With Mike writing and Minnie illustrating, the pair is now working on their fifth children’s book. Taking the collaboration a major step further, Mike and Minnie have constructed an art gallery display with hundreds of carvings and the stories to bring 30 years worth of their books to a new life.
“It was kind of like that old program that used to be on TV in the 50’s, called ‘This is Your Life,’ Mike said. “It was kind of a tour of our creative life and it’s something to be remembered. We hope it’s going to continue to travel. There’s interest from other museums as well.”
Minnie’s artistic endeavors branched into other mediums, painting, ceramics, quilting and hand-blown glass, all decorated with her animal and human designs. Her works sell in the hundreds and thousands of dollars.
Minnie’s public recognition has come in landslides. Numerous distinguished American art awards, collegiate certificates of merit, an honorary doctorate, and the prestigious Kentucky Governor’s Artist Award for her contributions to art and artists.
Minnie says her faith teaches her that humility and helping others are the true rewards. She said she doesn’t understand what “Matriarch of Appalachian Folk Art” means – but maybe she does.
“What does matriarch mean?” Minnie said, chuckling. “I don’t want to be, you know, lifted up like I’m something because I’m not. The Bible teaches us our righteousness is as filthy rags. So that doesn’t say a lot for us that when we get to thinking we’re a goody two shoes. I feel like I just love to help somebody that wants to help themselves. But a lot of people think it’s too much work.”

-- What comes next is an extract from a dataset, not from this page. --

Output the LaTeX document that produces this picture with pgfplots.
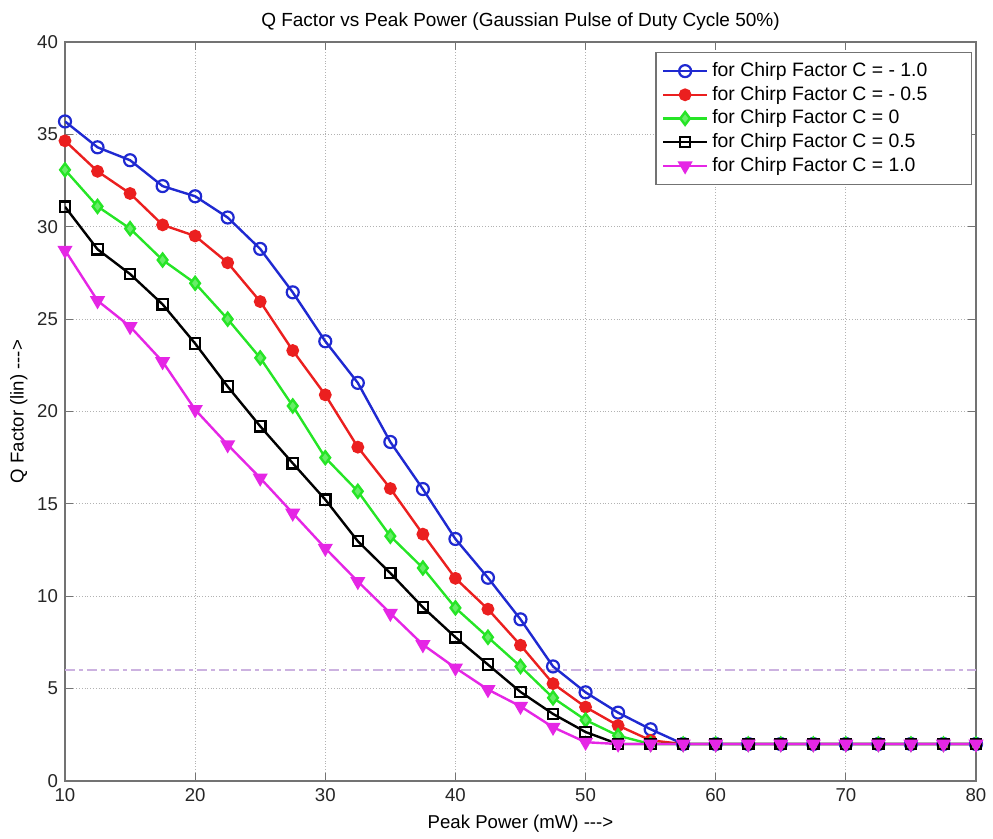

Mike said simply that nobody has done it longer, done it more and done it better than Minnie Atkins.
“She’ll be 90 years old,” Mike said. “And she has not slowed down. She works six days a week. She’s got as much enthusiasm as she ever had. Minnie, just by the volume and the quality of her work, it just rises above the crowd. She’s been called the most important female woodcarver in America, and I don’t know whether I’d even put female in front of that or not.”
Right next to Minnie’s whittling chair sits a well worn, dogged eared, place mark-filled Bible. She said that book is her life’s manual for living, and she’s far from done. She had a stand pat answer for when she might retire from whittlin’.
“Until they put me underground if I’m able,” Minnie said. “I’ve been awfully blessed. I just can’t thank the good Lord enough for his blessings. That Bible, Martha Sluss and my sister in London, and somebody else bought me that Bible when I was 50 years old. And you see I’ve really worked with it.”